Quand on entend le discours que tient actuellement le Canton, on se dit que l’économie va bien, que le risque de faillites est limité. Sauf que même si on peut les reporter à octobre, moyennant au passage un renchérissement des primes, les remboursements des prêts covid ont commencé. Je pense donc que les faillites sont devant nous, même si j’espère me tromper.

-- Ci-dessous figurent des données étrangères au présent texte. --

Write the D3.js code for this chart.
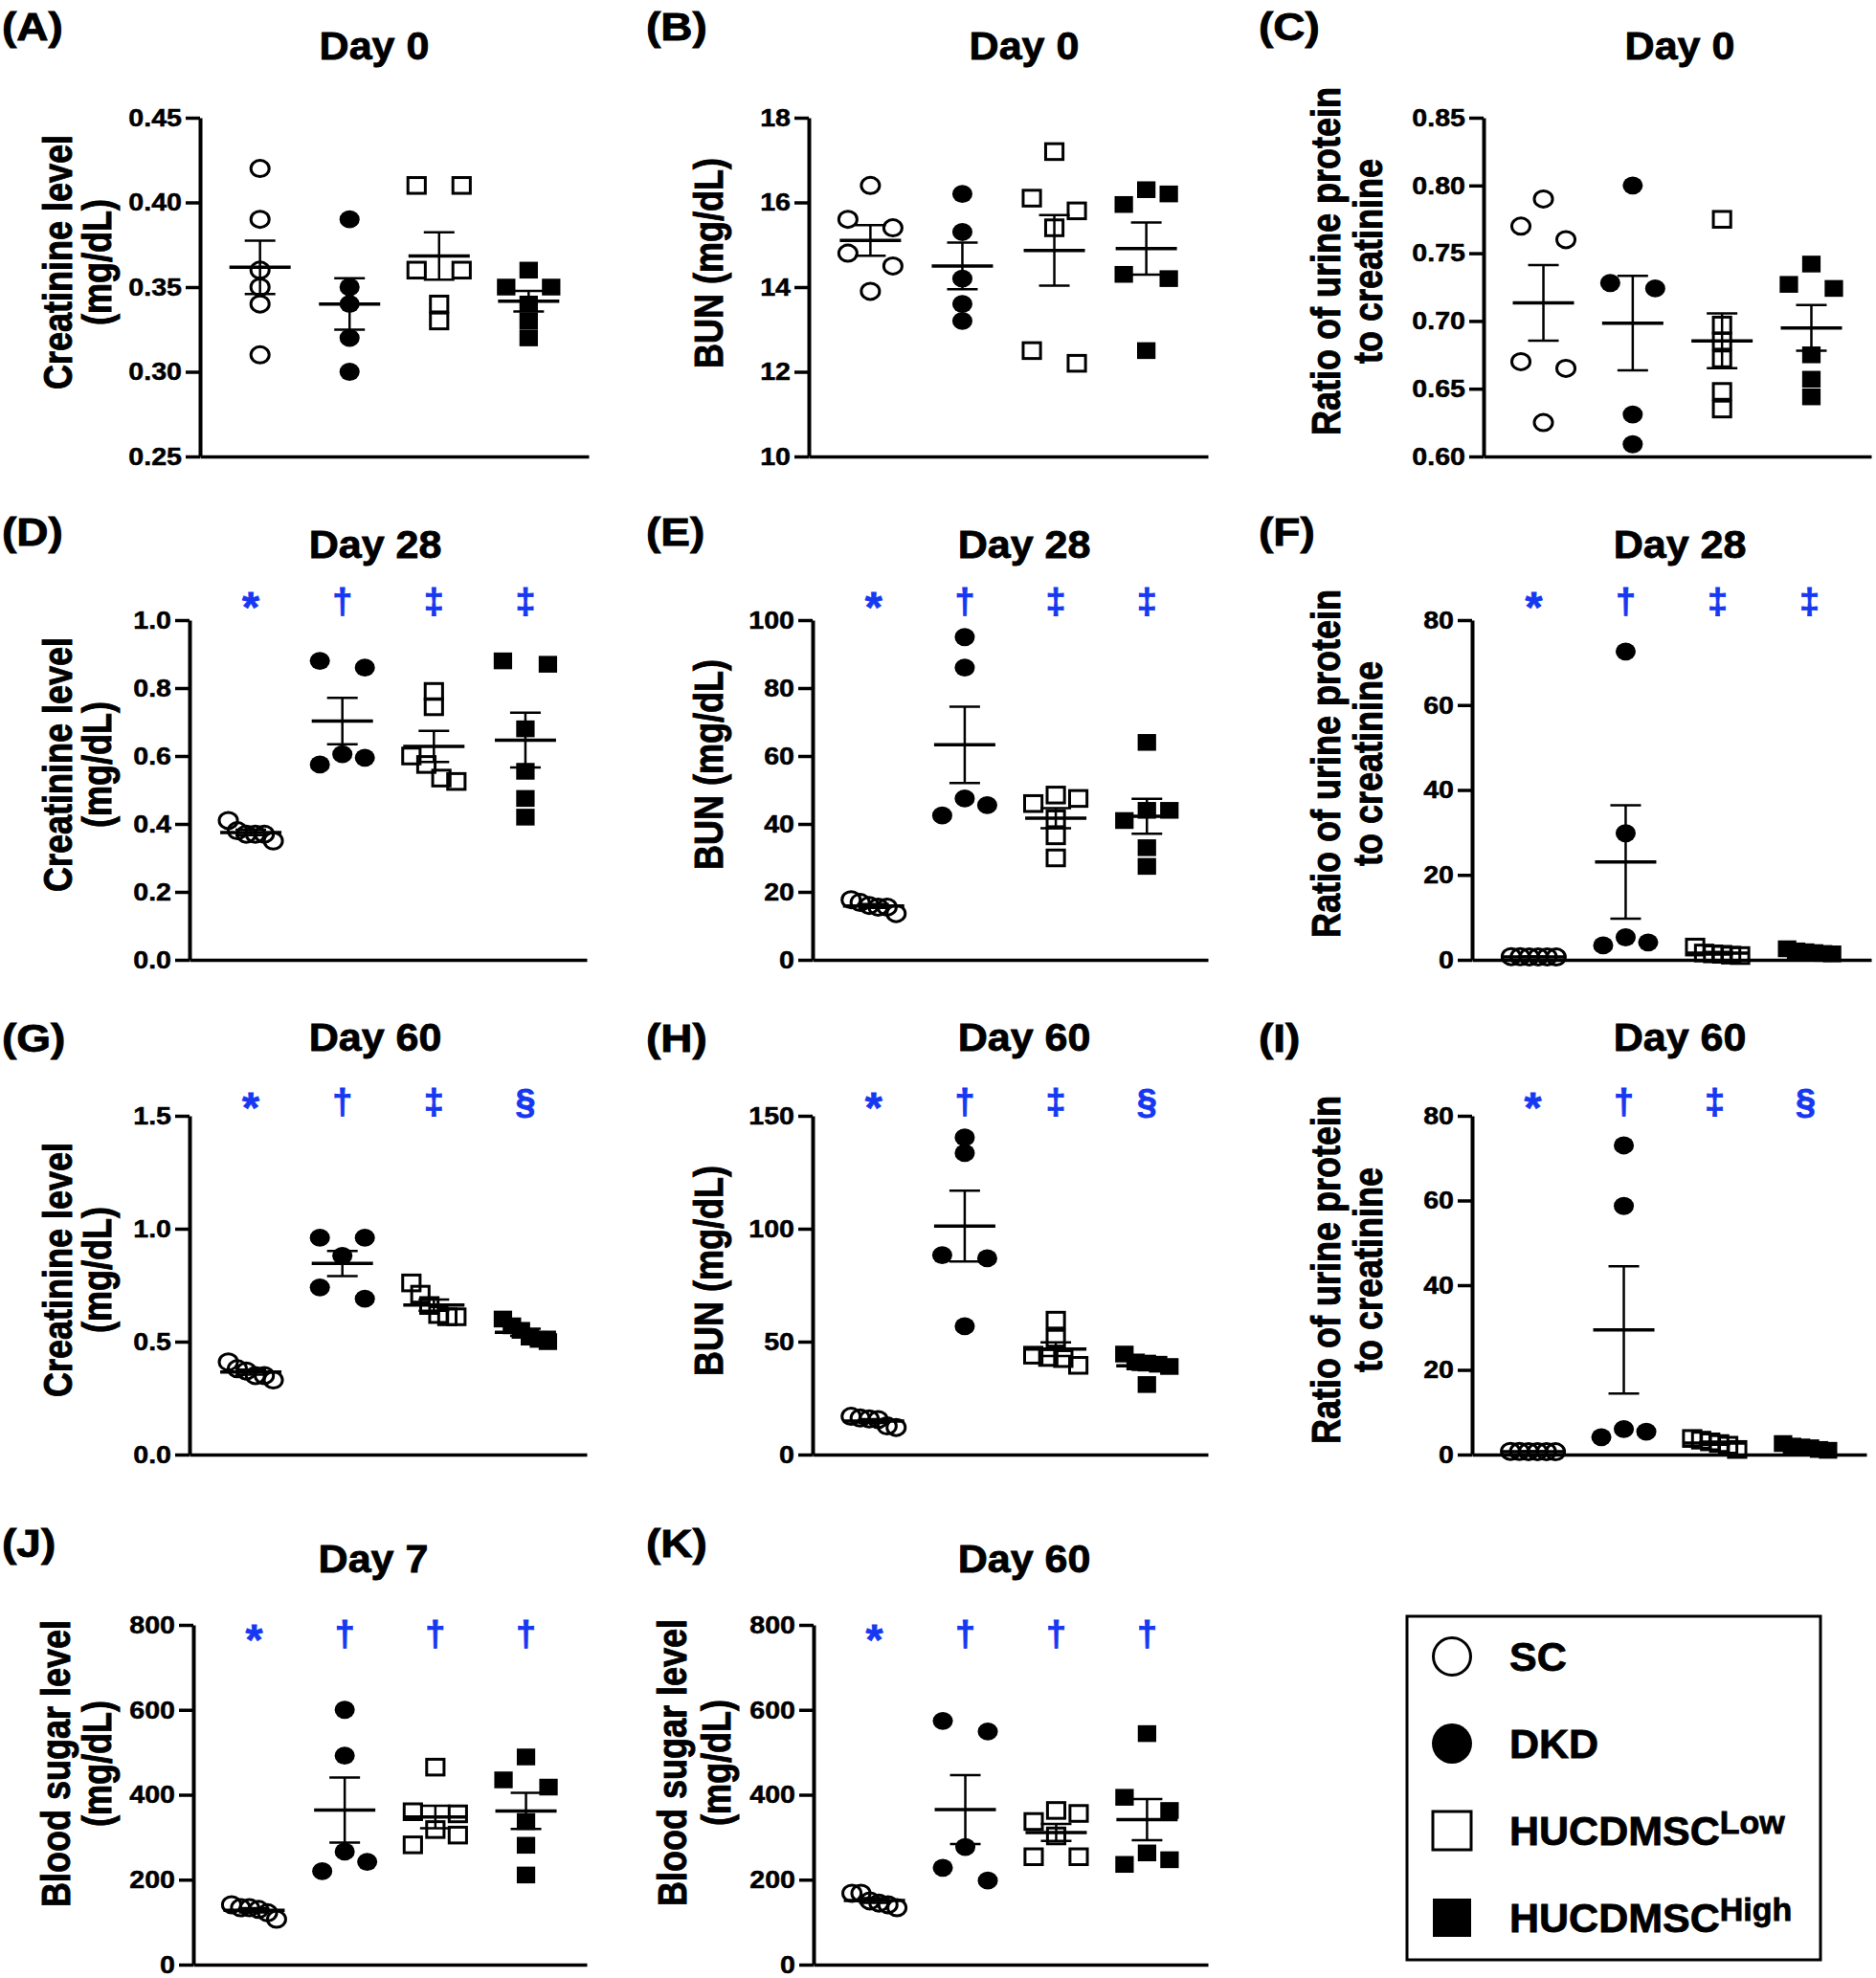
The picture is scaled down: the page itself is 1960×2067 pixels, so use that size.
<!DOCTYPE html>
<html>
<head>
<meta charset="utf-8">
<script src="https://cdn.jsdelivr.net/npm/d3@7"></script>
<style>
  body { margin: 0; background: #fff; }
  svg { display: block; }
  text { font-family: "Liberation Sans", Arial, sans-serif; font-weight: bold; }
</style>
</head>
<body>
<svg id="fig" width="1960" height="2067"></svg>
<script>
// ---------------- DATA ----------------
const groups = ["SC", "DKD", "HUCDMSC-Low", "HUCDMSC-High"];

// each panel: [SC, DKD, HUCDMSC Low, HUCDMSC High]
const creatinineDay0 = [[0.42,0.39,0.36,0.35,0.34,0.31],[0.39,0.35,0.34,0.32,0.30],[0.41,0.41,0.36,0.36,0.34,0.33],[0.36,0.35,0.35,0.34,0.33,0.32]];
const bunDay0        = [[16.4,15.6,15.4,14.8,14.5,13.9],[16.2,15.3,14.2,13.6,13.2],[17.2,16.1,15.8,15.4,12.5,12.2],[16.3,16.2,15.95,14.3,14.2,12.5]];
const upcrDay0       = [[0.79,0.77,0.76,0.67,0.665,0.625],[0.80,0.728,0.724,0.631,0.609],[0.775,0.697,0.685,0.672,0.648,0.635],[0.742,0.727,0.724,0.675,0.657,0.644]];
const creatinineDay28= [[0.41,0.38,0.37,0.37,0.37,0.35],[0.88,0.86,0.605,0.595,0.575],[0.79,0.745,0.60,0.575,0.535,0.525],[0.88,0.87,0.68,0.555,0.475,0.42]];
const bunDay28       = [[17.7,16.9,16.0,15.5,15.5,13.6],[95,86,47.5,45.5,42.5],[48.5,47.5,46,41.5,36.5,30],[64,44,44,41,33,27.5]];
const upcrDay28      = [[0.75,0.72,0.70,0.69,0.68,0.66],[72.6,29.8,5.3,4.1,3.4],[3.0,1.6,1.4,1.3,1.1,1.0],[2.6,2.1,1.9,1.7,1.5,1.4]];
const creatinineDay60= [[0.41,0.38,0.37,0.35,0.35,0.33],[0.96,0.96,0.88,0.74,0.69],[0.76,0.71,0.66,0.62,0.61,0.61],[0.60,0.57,0.55,0.52,0.51,0.50]];
const bunDay60       = [[16.9,16.2,15.8,15.5,12.7,12.0],[140.4,133.5,88.3,86.9,56.8],[59.5,51.5,44,43,42.5,39.5],[44.5,41,40.5,40,39,31]];
const upcrDay60      = [[0.75,0.72,0.70,0.69,0.68,0.66],[73,58.7,6.0,5.4,4.1],[3.8,3.4,3.0,2.6,2.2,1.2],[2.6,2.0,1.8,1.6,1.2,1.0]];
const sugarDay7      = [[141,134,134,130,122,107],[600,492,266,242,220],[465,360,355,318,305,282],[489,435,418,337,281,211]];
const sugarDay60     = [[168,168,150,145,141,134],[574,549,277,228,198],[363,356,337,303,254,254],[544,394,363,263,247,236]];

// tick labels
const ticksCreatinine0  = [0.25,0.30,0.35,0.40,0.45];
const ticksBun0         = [10,12,14,16,18];
const ticksUpcr0        = [0.60,0.65,0.70,0.75,0.80,0.85];
const ticksCreatinine28 = [0,0.2,0.4,0.6,0.8,1.0];
const ticksBun28        = [0,20,40,60,80,100];
const ticksUpcr         = [0,20,40,60,80];
const ticksCreatinine60 = [0,0.5,1.0,1.5];
const ticksBun60        = [0,50,100,150];
const ticksSugar        = [0,200,400,600,800];

// significance marks
const sigDay28 = ["*","\u2020","\u2021","\u2021"];
const sigDay60 = ["*","\u2020","\u2021","\u00A7"];
const sigSugar = ["*","\u2020","\u2020","\u2020"];

const legendLabels = ["SC", "DKD", "HUCDMSC", "HUCDMSC"];
const legendSup    = ["", "", "Low", "High"];

// ---------------- LAYOUT ----------------
const SX = 1.15;          // horizontal stretch of the original graphs
const BLUE = "#1638f2";
const TICK = 15;
const SLOT = 23.5;
const BIN_PX = 14.5;
const filled = [false, true, false, true];
const isSquare = [false, false, true, true];

const row1 = {yT:123, yB:477, labY:42, titleY:62, sigY:null};
const row2 = {yT:648, yB:1003, labY:570, titleY:583, sigY:641};
const row3 = {yT:1166, yB:1520, labY:1099, titleY:1098, sigY:1164};
const row4 = {yT:1698, yB:2053, labY:1627, titleY:1643, sigY:1720};

const panels = [
  {lab:"(A)", title:"Day 0",  data:creatinineDay0,  ticks:ticksCreatinine0,  fmt:".2f", ylab:["Creatinine level","(mg/dL)"], sig:null,
   row:row1, x0:209, x1:615, labX:2, titleX:391, ylabX:[60,101], ylabY:274},
  {lab:"(B)", title:"Day 0",  data:bunDay0,         ticks:ticksBun0,         fmt:"d",   ylab:["BUN (mg/dL)"], sig:null,
   row:row1, x0:845, x1:1262, labX:675, titleX:1070, ylabX:[740], ylabY:275},
  {lab:"(C)", title:"Day 0",  data:upcrDay0,        ticks:ticksUpcr0,        fmt:".2f", ylab:["Ratio of urine protein","to creatinine"], sig:null,
   row:row1, x0:1550, x1:1955, labX:1315, titleX:1755, ylabX:[1385,1429], ylabY:273},
  {lab:"(D)", title:"Day 28", data:creatinineDay28, ticks:ticksCreatinine28, fmt:".1f", ylab:["Creatinine level","(mg/dL)"], sig:sigDay28,
   row:row2, x0:198, x1:613, labX:2, titleX:392, ylabX:[60,101], ylabY:799},
  {lab:"(E)", title:"Day 28", data:bunDay28,        ticks:ticksBun28,        fmt:"d",   ylab:["BUN (mg/dL)"], sig:sigDay28,
   row:row2, x0:849, x1:1262, labX:675, titleX:1070, ylabX:[740], ylabY:799},
  {lab:"(F)", title:"Day 28", data:upcrDay28,       ticks:ticksUpcr,         fmt:"d",   ylab:["Ratio of urine protein","to creatinine"], sig:sigDay28,
   row:row2, x0:1538, x1:1955, labX:1315, titleX:1755, ylabX:[1385,1429], ylabY:798},
  {lab:"(G)", title:"Day 60", data:creatinineDay60, ticks:ticksCreatinine60, fmt:".1f", ylab:["Creatinine level","(mg/dL)"], sig:sigDay60,
   row:row3, x0:198, x1:613, labX:2, titleX:392, ylabX:[60,101], ylabY:1327},
  {lab:"(H)", title:"Day 60", data:bunDay60,        ticks:ticksBun60,        fmt:"d",   ylab:["BUN (mg/dL)"], sig:sigDay60,
   row:row3, x0:849, x1:1262, labX:675, titleX:1070, ylabX:[740], ylabY:1328},
  {lab:"(I)", title:"Day 60", data:upcrDay60,       ticks:ticksUpcr,         fmt:"d",   ylab:["Ratio of urine protein","to creatinine"], sig:sigDay60,
   row:row3, x0:1538, x1:1950, labX:1315, titleX:1755, ylabX:[1385,1429], ylabY:1327},
  {lab:"(J)", title:"Day 7",  data:sugarDay7,       ticks:ticksSugar,        fmt:"d",   ylab:["Blood sugar level","(mg/dL)"], sig:sigSugar,
   row:row4, x0:202, x1:613, labX:2, titleX:390, ylabX:[58,101], ylabY:1843},
  {lab:"(K)", title:"Day 60", data:sugarDay60,      ticks:ticksSugar,        fmt:"d",   ylab:["Blood sugar level","(mg/dL)"], sig:sigSugar,
   row:row4, x0:850, x1:1262, labX:675, titleX:1070, ylabX:[702,748], ylabY:1842}
];

const svg = d3.select("#fig");

// stretched text helper
function sText(parent, x, y, str, size, opts = {}) {
  const sx = opts.sx || SX;
  const g = parent.append("g").attr("transform", `translate(${x},${y}) scale(${sx},1)${opts.rot ? " rotate(" + opts.rot + ")" : ""}`);
  return g.append("text")
    .attr("x", 0).attr("y", 0)
    .attr("font-size", size)
    .attr("text-anchor", opts.anchor || "start")
    .attr("dominant-baseline", opts.baseline || "auto")
    .attr("fill", opts.fill || "#000")
    .attr("stroke", opts.fill || "#000")
    .attr("stroke-width", opts.sw || 0.6)
    .text(str);
}

// GraphPad-like horizontal spreading of overlapping points (in slot units)
function spread(vals, y) {
  const idx = vals.map((v, i) => i).sort((a, b) => vals[b] - vals[a]);
  const out = new Array(vals.length).fill(0);
  const bins = [];
  let cur = [idx[0]];
  for (let k = 1; k < idx.length; k++) {
    const prev = idx[k - 1], i = idx[k];
    if (Math.abs(y(vals[i]) - y(vals[prev])) < BIN_PX) cur.push(i);
    else { bins.push(cur); cur = [i]; }
  }
  bins.push(cur);
  bins.forEach(b => {
    const n = b.length;
    let o;
    if (n === 1) o = [0];
    else if (n === 2) o = [-1, 1];
    else if (n === 3) o = [0, 1, -1];
    else o = b.map((_, j) => -1 + 2 * j / (n - 1));
    b.forEach((i, j) => out[i] = o[j]);
  });
  return out;
}

function drawPanel(p) {
  const g = svg.append("g");
  const r = p.row;
  const y = d3.scaleLinear().domain([p.ticks[0], p.ticks[p.ticks.length - 1]]).range([r.yB, r.yT]);
  const x = d3.scalePoint().domain(groups).range([p.x0, p.x1]).padding(0.67);

  // y axis
  const ya = g.append("g").attr("transform", `translate(${p.x0},0)`)
    .call(d3.axisLeft(y).tickValues(p.ticks).tickFormat(d3.format(p.fmt)).tickSize(TICK).tickSizeOuter(0).tickPadding(5));
  ya.attr("font-family", null).attr("font-size", null);
  ya.select(".domain").attr("stroke", "#000").attr("stroke-width", 4);
  ya.selectAll(".tick line").attr("stroke", "#000").attr("stroke-width", 3.5);
  ya.selectAll(".tick text")
    .attr("font-size", 26).attr("fill", "#000")
    .attr("stroke", "#000").attr("stroke-width", 0.5)
    .attr("x", -(TICK + 4) / 1.1)
    .attr("transform", `scale(1.1,1)`);

  // x axis (line only)
  const xa = g.append("g").attr("transform", `translate(0,${r.yB})`)
    .call(d3.axisBottom(x).tickValues([]).tickSizeOuter(0));
  xa.select(".domain").attr("stroke", "#000").attr("stroke-width", 3.5);

  // points
  p.data.forEach((vals, gi) => {
    const cx = x(groups[gi]);
    const off = spread(vals, y);
    const pg = g.append("g");
    vals.forEach((v, i) => {
      const px = cx + off[i] * SLOT, py = y(v);
      if (isSquare[gi]) {
        const s = filled[gi] ? 17.5 : 16.5;
        pg.append("rect")
          .attr("x", px - s * 1.1 / 2).attr("y", py - s / 2)
          .attr("width", s * 1.1).attr("height", s)
          .attr("fill", filled[gi] ? "#000" : "none")
          .attr("stroke", "#000").attr("stroke-width", filled[gi] ? 0 : 3);
      } else {
        const rr = filled[gi] ? 9.4 : 8.5;
        pg.append("ellipse")
          .attr("cx", px).attr("cy", py)
          .attr("rx", rr * 1.12).attr("ry", rr)
          .attr("fill", filled[gi] ? "#000" : "none")
          .attr("stroke", "#000").attr("stroke-width", filled[gi] ? 0 : 3);
      }
    });
    // mean ± SEM
    const m = d3.mean(vals);
    const sem = d3.deviation(vals) / Math.sqrt(vals.length);
    const eg = g.append("g").attr("stroke", "#000");
    eg.append("line").attr("x1", cx).attr("x2", cx).attr("y1", y(m - sem)).attr("y2", y(m + sem)).attr("stroke-width", 2.5);
    [m - sem, m + sem].forEach(v => {
      eg.append("line").attr("x1", cx - 16).attr("x2", cx + 16).attr("y1", y(v)).attr("y2", y(v)).attr("stroke-width", 2.5);
    });
    eg.append("line").attr("x1", cx - 32).attr("x2", cx + 32).attr("y1", y(m)).attr("y2", y(m)).attr("stroke-width", 3.5);

    // significance (the asterisk glyph is small, so it is set larger and lower)
    if (p.sig) {
      const star = p.sig[gi] === "*";
      sText(g, cx, r.sigY + (star ? 9 : 0), p.sig[gi], star ? 44 : 36, {anchor: "middle", fill: BLUE, sx: 1.05, sw: 0.8});
    }
  });

  // title, panel letter, y label
  sText(g, p.titleX, r.titleY, p.title, 41, {anchor: "middle", sx: 1.05, sw: 0.8});
  sText(g, p.labX, r.labY, p.lab, 40, {anchor: "start", sx: 1.15, sw: 0.8});
  p.ylab.forEach((t, i) => {
    sText(g, p.ylabX[i], p.ylabY, t, 36, {anchor: "middle", baseline: "central", rot: -90, sx: 1.18, sw: 0.8});
  });
}

panels.forEach(drawPanel);

// ---------------- LEGEND ----------------
const lg = svg.append("g");
lg.append("rect").attr("x", 1470).attr("y", 1689).attr("width", 432).attr("height", 359)
  .attr("fill", "none").attr("stroke", "#000").attr("stroke-width", 3);
const legY = d3.scalePoint().domain(groups).range([1731, 2004]);
groups.forEach((gname, i) => {
  const cy = legY(gname);
  if (isSquare[i]) {
    lg.append("rect").attr("x", 1517 - 20).attr("y", cy - 20).attr("width", 40).attr("height", 40)
      .attr("fill", filled[i] ? "#000" : "none").attr("stroke", "#000").attr("stroke-width", filled[i] ? 0 : 3);
  } else {
    lg.append("circle").attr("cx", 1517).attr("cy", cy).attr("r", filled[i] ? 21 : 19.5)
      .attr("fill", filled[i] ? "#000" : "none").attr("stroke", "#000").attr("stroke-width", filled[i] ? 0 : 3);
  }
  const t = lg.append("text").attr("x", 1577).attr("y", cy + 15).attr("font-size", 43)
    .attr("fill", "#000").attr("stroke", "#000").attr("stroke-width", 0.8);
  t.append("tspan").text(legendLabels[i]);
  if (legendSup[i]) t.append("tspan").attr("font-size", 34).attr("dy", -12).text(legendSup[i]);
});
</script>
</body>
</html>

Ecoutons Anne-Lise Noz, l'éditorial de Charaf Abdessemed

Il faut écouter ce que la nouvelle présidente de la Société coopérative des commerçants lausannois (SCCL) a à dire (lire notre interview en page 3). D’abord parce qu’il s’agit d’une commerçante qui, en trente ans, a su bâtir avec son mari et à force de travail, une petite entreprise florissante, une chocolaterie devenue au fil du temps une véritable institution très prisée des Lausannois. Ensuite parce que cette femme bienveillante et au ton posé n’a rien d’une jusqu’au-boutiste, ou d’une idéologue. Bien au contraire, ses propos illustrent une retenue, un sens de l’équilibre et un pragmatisme de plus en plus rares de nos jours. Les changements en termes de mobilité à Lausanne? Inévitables, dit-elle en substance, tant les effets du changement climatique sont patents. L’action de la Municipalité? Celle qui vient de prendre la présidence de la SCCL préfère attendre de juger sur pièces avant de se prononcer. Alors, à l’aune de cette modération de bon aloi, ses propos prennent un poids auquel il faut accorder une juste attention. Que demande-t-elle? Que les commerçants, au regard de leur expertise de terrain et de leur rôle social, soient considérés comme des partenaires avec lesquels il faut discuter avant de conduire des changements, des travaux, des aménagements dans la ville et non après. Une évidence? Peut-être pas tant que cela, à partir du moment où cette femme ouverte à la discussion éprouve le besoin de le rappeler. Pour Lausanne, son entrée en fonction représente une occasion unique d’engager un dialogue intelligent et constructif qu’il ne faut pas manquer.